5. Conclusion (4.7-18)
La mission de Tychique, le porteur de la lettre, est définie. Il devra informer les Colossiens de la situation de Paul et les consoler de sa part. La mention par Paul d’Onésime et celle de Tychique, le conducteur spirituel de l’Église, montre de quelle manière l’Évangile rend tous les croyants égaux en Christ. Viennent ensuite des salutations envoyées aux Colossiens de la part d’Aristarque, un compagnon de captivité de l’apôtre, de Marc et de Luc, de Jésus appelé juste, un collaborateur de Paul, d’Épaphras le pasteur, et de Démas, qui plus tard abandonnera Paul lors de son procès romain. Archippe, le ministre de Colosses, est réprimandé pour sa paresse. Enfin, il y a la recommandation de lire la présente lettre devant l’Église de Laodicée, distante de quelque 16 km.
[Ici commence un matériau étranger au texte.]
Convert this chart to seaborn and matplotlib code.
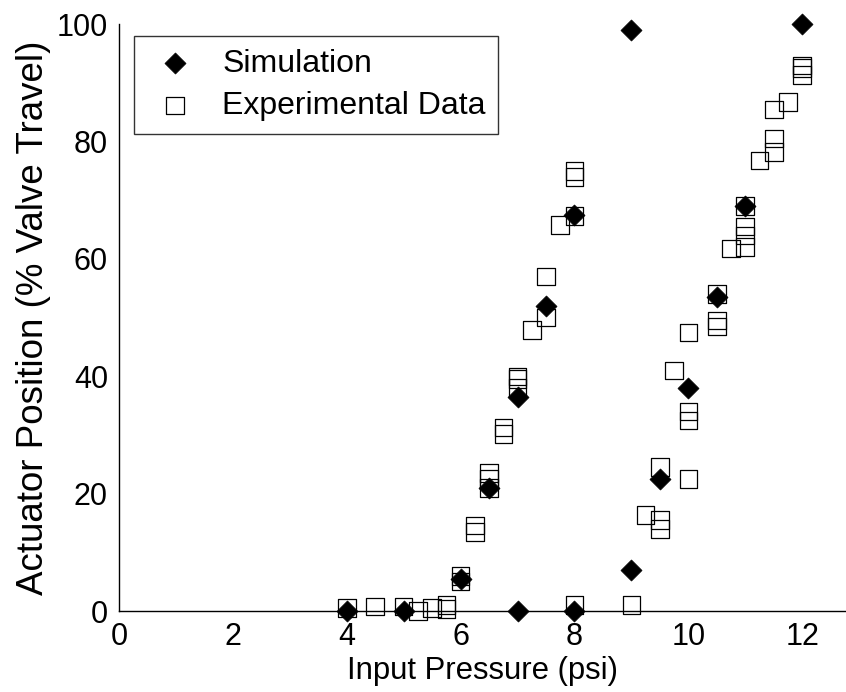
import matplotlib
matplotlib.use("Agg")
import matplotlib.pyplot as plt
import seaborn as sns
import pandas as pd

# Simulation (filled diamonds)
sim_x = [4, 5, 6, 6.5, 7, 7, 7.5, 8, 8, 9, 9, 9.5, 10, 10.5, 11, 12]
sim_y = [0, 0, 5.5, 21, 0, 36.5, 52, 67.5, 0, 99, 7, 22.5, 38, 53.5, 69, 100]

# Experimental data (open squares)
exp_x = [4.0, 4.5, 5.0, 5.25, 5.5, 5.75, 5.75,
         6.0, 6.0, 6.25, 6.25, 6.5, 6.5, 6.5,
         6.75, 6.75, 7.0, 7.0, 7.0, 7.25, 7.5, 7.5, 7.75,
         8.0, 8.0, 8.0, 8.0, 9.0, 9.25, 9.5, 9.5, 9.5, 9.75,
         10.0, 10.0, 10.0, 10.0, 10.5, 10.5, 10.5, 10.75,
         11.0, 11.0, 11.0, 11.0, 11.25, 11.5, 11.5, 11.5, 11.75,
         12.0, 12.0, 12.0]
exp_y = [0.5, 0.8, 0.8, 0.0, 0.5, 1.0, 0.3,
         6.0, 5.0, 14.6, 13.5, 23.5, 22.5, 21.0,
         31.3, 30.2, 38.0, 39.5, 40.0, 47.9, 50.0, 57.0, 65.8,
         67.3, 74.0, 75.0, 1.0, 1.0, 16.4, 24.5, 15.5, 14.0, 41.0,
         22.5, 32.5, 34.0, 47.5, 48.5, 49.5, 54.0, 61.8,
         62.0, 64.0, 65.5, 69.0, 76.8, 78.2, 80.5, 85.5, 86.7,
         91.3, 92.5, 93.0]

x_ticks = [0, 2, 4, 6, 8, 10, 12]
y_ticks = [0, 20, 40, 60, 80, 100]

sim_df = pd.DataFrame({"x": sim_x, "y": sim_y})
exp_df = pd.DataFrame({"x": exp_x, "y": exp_y})

sns.set_style("white")
plt.rcParams["font.family"] = ["Liberation Sans", "DejaVu Sans"]
plt.rcParams["text.color"] = "black"
plt.rcParams["axes.labelcolor"] = "black"

fig = plt.figure(figsize=(8.46, 6.92), dpi=100)
ax = fig.add_axes([0.1407, 0.117, 0.858, 0.848])

sns.scatterplot(data=sim_df, x="x", y="y", ax=ax, marker="D", s=115,
                color="black", edgecolor="black", linewidth=0.5,
                label="Simulation", zorder=3, clip_on=False)
sns.scatterplot(data=exp_df, x="x", y="y", ax=ax, marker="s", s=160,
                facecolors="none", edgecolor="black", linewidth=0.9,
                label="Experimental Data", zorder=2, clip_on=False)

ax.set_xlim(0, 12.75)
ax.set_ylim(0, 100)
ax.set_xticks(x_ticks)
ax.set_yticks(y_ticks)
ax.tick_params(axis="both", direction="in", length=5, width=1,
               labelsize=22, colors="black", pad=8)
for side in ["top", "right"]:
    ax.spines[side].set_visible(False)
for side in ["left", "bottom"]:
    ax.spines[side].set_color("black")
    ax.spines[side].set_linewidth(1.0)

ax.set_xlabel("Input Pressure (psi)", fontsize=22.4, labelpad=3, color="black")
ax.set_ylabel("Actuator Position (% Valve Travel)", fontsize=26.5, labelpad=4,
              color="black")

leg = ax.legend(loc="upper left", bbox_to_anchor=(0.021, 0.98), fontsize=23,
                frameon=True, fancybox=False, edgecolor="black",
                handletextpad=0.6, borderpad=0.4, labelspacing=0.38,
                handlelength=1.75, borderaxespad=0)
leg.get_frame().set_linewidth(1.0)
for t in leg.get_texts():
    t.set_color("black")

fig.savefig("out.png", dpi=100)
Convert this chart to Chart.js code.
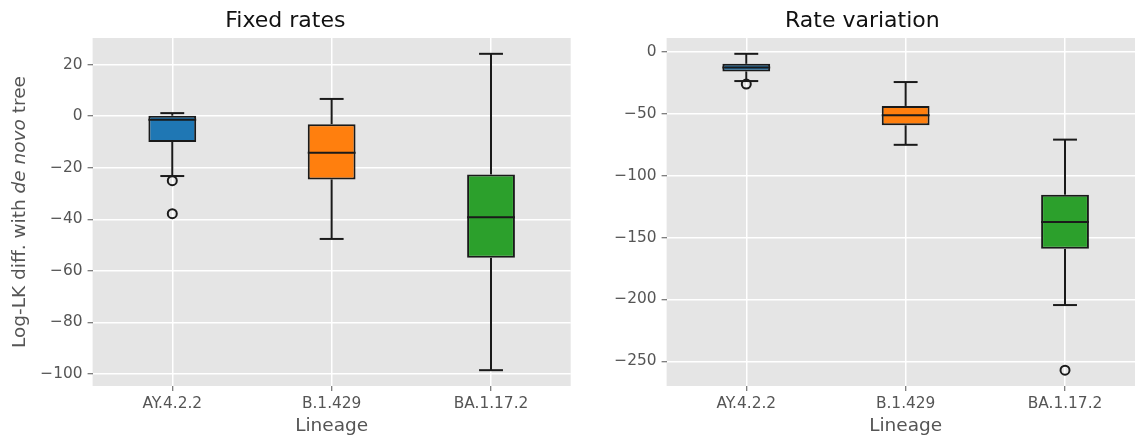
<!DOCTYPE html>
<html>
<head>
<meta charset="utf-8">
<script src="https://cdn.jsdelivr.net/npm/chart.js@4.4.1/dist/chart.umd.min.js"></script>
<style>
  html, body { margin: 0; padding: 0; background: #ffffff; overflow: hidden; }
  body { width: 1135px; height: 440px; position: relative; }
  .panel { position: absolute; top: 0; width: 580px; height: 440px; }
  #left { left: 0; }
  #right { left: 580px; }
</style>
</head>
<body>
<div class="panel" id="left"><canvas id="fixed" width="580" height="440"></canvas></div>
<div class="panel" id="right"><canvas id="variation" width="580" height="440"></canvas></div>
<script>
// Lineages on the x axis
const lineages = ['AY.4.2.2', 'B.1.429', 'BA.1.17.2'];
const boxColors = ['#1f77b4', '#ff7f0e', '#2ca02c'];

// Fixed rates: five-number summaries per lineage
const fixedWhiskerLow = [-23.2, -47.6, -98.5];
const fixedQ1 = [-10.0, -24.5, -54.9];
const fixedMedian = [-1.4, -14.2, -39.2];
const fixedQ3 = [0.2, -3.1, -22.6];
const fixedWhiskerHigh = [1.2, 6.7, 24.2];
const fixedOutliers = [
  { x: 'AY.4.2.2', y: -25.0 },
  { x: 'AY.4.2.2', y: -37.8 }
];
const fixedTicks = [20, 0, -20, -40, -60, -80, -100];

// Rate variation: five-number summaries per lineage
const varWhiskerLow = [-23.6, -75.1, -204.5];
const varQ1 = [-15.8, -59.3, -159.1];
const varMedian = [-12.6, -51.2, -137.4];
const varQ3 = [-9.7, -43.7, -115.4];
const varWhiskerHigh = [-1.6, -24.4, -70.9];
const varOutliers = [
  { x: 'AY.4.2.2', y: -26.0 },
  { x: 'BA.1.17.2', y: -257.1 }
];
const varTicks = [0, -50, -100, -150, -200, -250];

const FONT = "'DejaVu Sans', 'Liberation Sans', sans-serif";
const INK = '#1a1a1a';
const LW = 2;

function fmtTick(v) {
  return v < 0 ? '\u2212' + Math.abs(v) : String(v);
}

// Axis limits padded by 5% of the data span
function paddedRange(lows, highs, outliers) {
  const all = lows.concat(highs, outliers.map(o => o.y));
  const lo = Math.min(...all), hi = Math.max(...all);
  const pad = (hi - lo) * 0.05;
  return { min: lo - pad, max: hi + pad };
}

// Grey panel background
const panelBackground = {
  id: 'panelBackground',
  beforeDraw(chart) {
    const { ctx, chartArea: a } = chart;
    ctx.save();
    ctx.fillStyle = '#e5e5e5';
    ctx.fillRect(a.left, a.top, a.right - a.left, a.bottom - a.top);
    ctx.restore();
  }
};

// Whiskers, caps and median lines for each box
const boxExtras = {
  id: 'boxExtras',
  beforeDatasetsDraw(chart, args, opts) {
    const { ctx } = chart;
    const xs = chart.scales.x, ys = chart.scales.y;
    const unit = xs.getPixelForValue(1) - xs.getPixelForValue(0);
    const capHalf = unit * 0.075;
    ctx.save();
    ctx.strokeStyle = INK;
    ctx.lineWidth = LW;
    opts.low.forEach((lo, i) => {
      const x = xs.getPixelForValue(i);
      const segs = [[opts.q1[i], lo], [opts.q3[i], opts.high[i]]];
      segs.forEach(([from, to]) => {
        ctx.beginPath();
        ctx.moveTo(x, ys.getPixelForValue(from));
        ctx.lineTo(x, ys.getPixelForValue(to));
        ctx.stroke();
        ctx.beginPath();
        ctx.moveTo(x - capHalf, ys.getPixelForValue(to));
        ctx.lineTo(x + capHalf, ys.getPixelForValue(to));
        ctx.stroke();
      });
    });
    ctx.restore();
  },
  afterDatasetsDraw(chart, args, opts) {
    const { ctx } = chart;
    const xs = chart.scales.x, ys = chart.scales.y;
    const meta = chart.getDatasetMeta(0);
    ctx.save();
    ctx.strokeStyle = INK;
    ctx.lineWidth = LW;
    opts.median.forEach((m, i) => {
      const bar = meta.data[i];
      const half = bar.width / 2;
      const x = xs.getPixelForValue(i);
      const y = ys.getPixelForValue(m);
      ctx.beginPath();
      ctx.moveTo(x - half, y);
      ctx.lineTo(x + half, y);
      ctx.stroke();
    });
    ctx.restore();
  }
};

// Rotated y-axis label with an italic phrase
const yLabel = {
  id: 'yLabel',
  afterDraw(chart, args, opts) {
    if (!opts.parts) return;
    const { ctx, chartArea: a } = chart;
    const size = 18.5;
    ctx.save();
    ctx.translate(opts.x, (a.top + a.bottom) / 2);
    ctx.rotate(-Math.PI / 2);
    ctx.fillStyle = '#555555';
    ctx.textBaseline = 'middle';
    ctx.textAlign = 'left';
    const widths = opts.parts.map(p => {
      ctx.font = (p.italic ? 'italic ' : '') + size + 'px ' + FONT;
      return ctx.measureText(p.text).width;
    });
    let x = -widths.reduce((s, w) => s + w, 0) / 2;
    opts.parts.forEach((p, i) => {
      ctx.font = (p.italic ? 'italic ' : '') + size + 'px ' + FONT;
      ctx.fillText(p.text, x, 0);
      x += widths[i];
    });
    ctx.restore();
  }
};

function makePanel(canvasId, cfg) {
  const range = paddedRange(cfg.low, cfg.high, cfg.outliers);
  return new Chart(document.getElementById(canvasId), {
    type: 'bar',
    data: {
      labels: lineages,
      datasets: [
        {
          type: 'bar',
          data: cfg.q1.map((q, i) => [q, cfg.q3[i]]),
          backgroundColor: boxColors,
          borderColor: INK,
          borderWidth: LW,
          borderSkipped: false,
          categoryPercentage: 1.0,
          barPercentage: 0.3,
          order: 1
        },
        {
          type: 'line',
          data: cfg.outliers,
          showLine: false,
          pointRadius: 4.5,
          pointBorderWidth: 2,
          pointBorderColor: INK,
          pointBackgroundColor: 'rgba(0,0,0,0)',
          order: 0
        }
      ]
    },
    options: {
      responsive: false,
      animation: false,
      events: [],
      layout: { padding: { left: 0, right: cfg.padRight, top: 0, bottom: 0 } },
      plugins: {
        legend: { display: false },
        tooltip: { enabled: false },
        title: {
          display: true,
          text: cfg.title,
          color: '#111111',
          font: { family: FONT, size: 22, weight: 'normal' },
          padding: { top: 8.2, bottom: 3.4 }
        },
        boxExtras: { low: cfg.low, high: cfg.high, q1: cfg.q1, q3: cfg.q3, median: cfg.median },
        yLabel: cfg.yLabel || {}
      },
      scales: {
        x: {
          type: 'category',
          offset: true,
          grid: { offset: false, color: '#ffffff', lineWidth: 1.5, tickLength: 5, tickColor: '#555555', tickWidth: 1 },
          border: { display: false },
          ticks: { color: '#555555', font: { family: FONT, size: 15.4 }, padding: 4, maxRotation: 0 },
          title: { display: true, text: 'Lineage', color: '#555555', font: { family: FONT, size: 18.5 }, padding: { top: 0, bottom: 2.3 } },
          afterFit(scale) { scale.height = 54; }
        },
        y: {
          type: 'linear',
          min: range.min,
          max: range.max,
          grid: { color: '#ffffff', lineWidth: 1.5, tickLength: 5, tickColor: '#555555', tickWidth: 1 },
          border: { display: false },
          ticks: { color: '#555555', font: { family: FONT, size: 15.4 }, padding: 5, callback: v => fmtTick(v) },
          afterBuildTicks(scale) { scale.ticks = cfg.ticks.map(v => ({ value: v })); },
          afterFit(scale) { scale.width = cfg.yWidth; }
        }
      }
    },
    plugins: [panelBackground, boxExtras, yLabel]
  });
}

makePanel('fixed', {
  title: 'Fixed rates',
  low: fixedWhiskerLow, q1: fixedQ1, median: fixedMedian, q3: fixedQ3, high: fixedWhiskerHigh,
  outliers: fixedOutliers, ticks: fixedTicks,
  yWidth: 92.6, padRight: 9.3,
  yLabel: { x: 20, parts: [
    { text: 'Log-LK diff. with ', italic: false },
    { text: 'de novo', italic: true },
    { text: ' tree', italic: false }
  ] }
});

makePanel('variation', {
  title: 'Rate variation',
  low: varWhiskerLow, q1: varQ1, median: varMedian, q3: varQ3, high: varWhiskerHigh,
  outliers: varOutliers, ticks: varTicks,
  yWidth: 86.6, padRight: 15.3
});
</script>
</body>
</html>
La bénédiction et la salutation finale sont écrites des propres mains de Paul.
7. Questions←⤒🔗
- Quelles sont les vérités énoncées au sujet du Christ? (1.13-20).
- Quel est le but de la prédication de Paul? (1.28).
- Contre qui la colère de Dieu se révèle-t-elle? (3.5-9).
- De quelle manière Paul exprime-t-il sa dépendance envers Dieu pour le succès de sa mission? (4.3).
- Signaler la signification spirituelle du baptême. (2.13).
- Signaler les points positifs de l’Église de Colosses.
- Souligner dans votre Bible les avertissements contre les faux enseignements.
- Quel est l’enseignement de la lettre au sujet de Jésus-Christ?
- Analyser d’après 3.18 et 4.6 les relations sociales entre chrétiens.
Note
1. Voir à ce sujet notre étude sur la lettre à Laodicée d’après Apocalypse 3.14-22, intitulée La porte fermée, dans la série Le Dieu invincible — Méditations sur l’Apocalypse.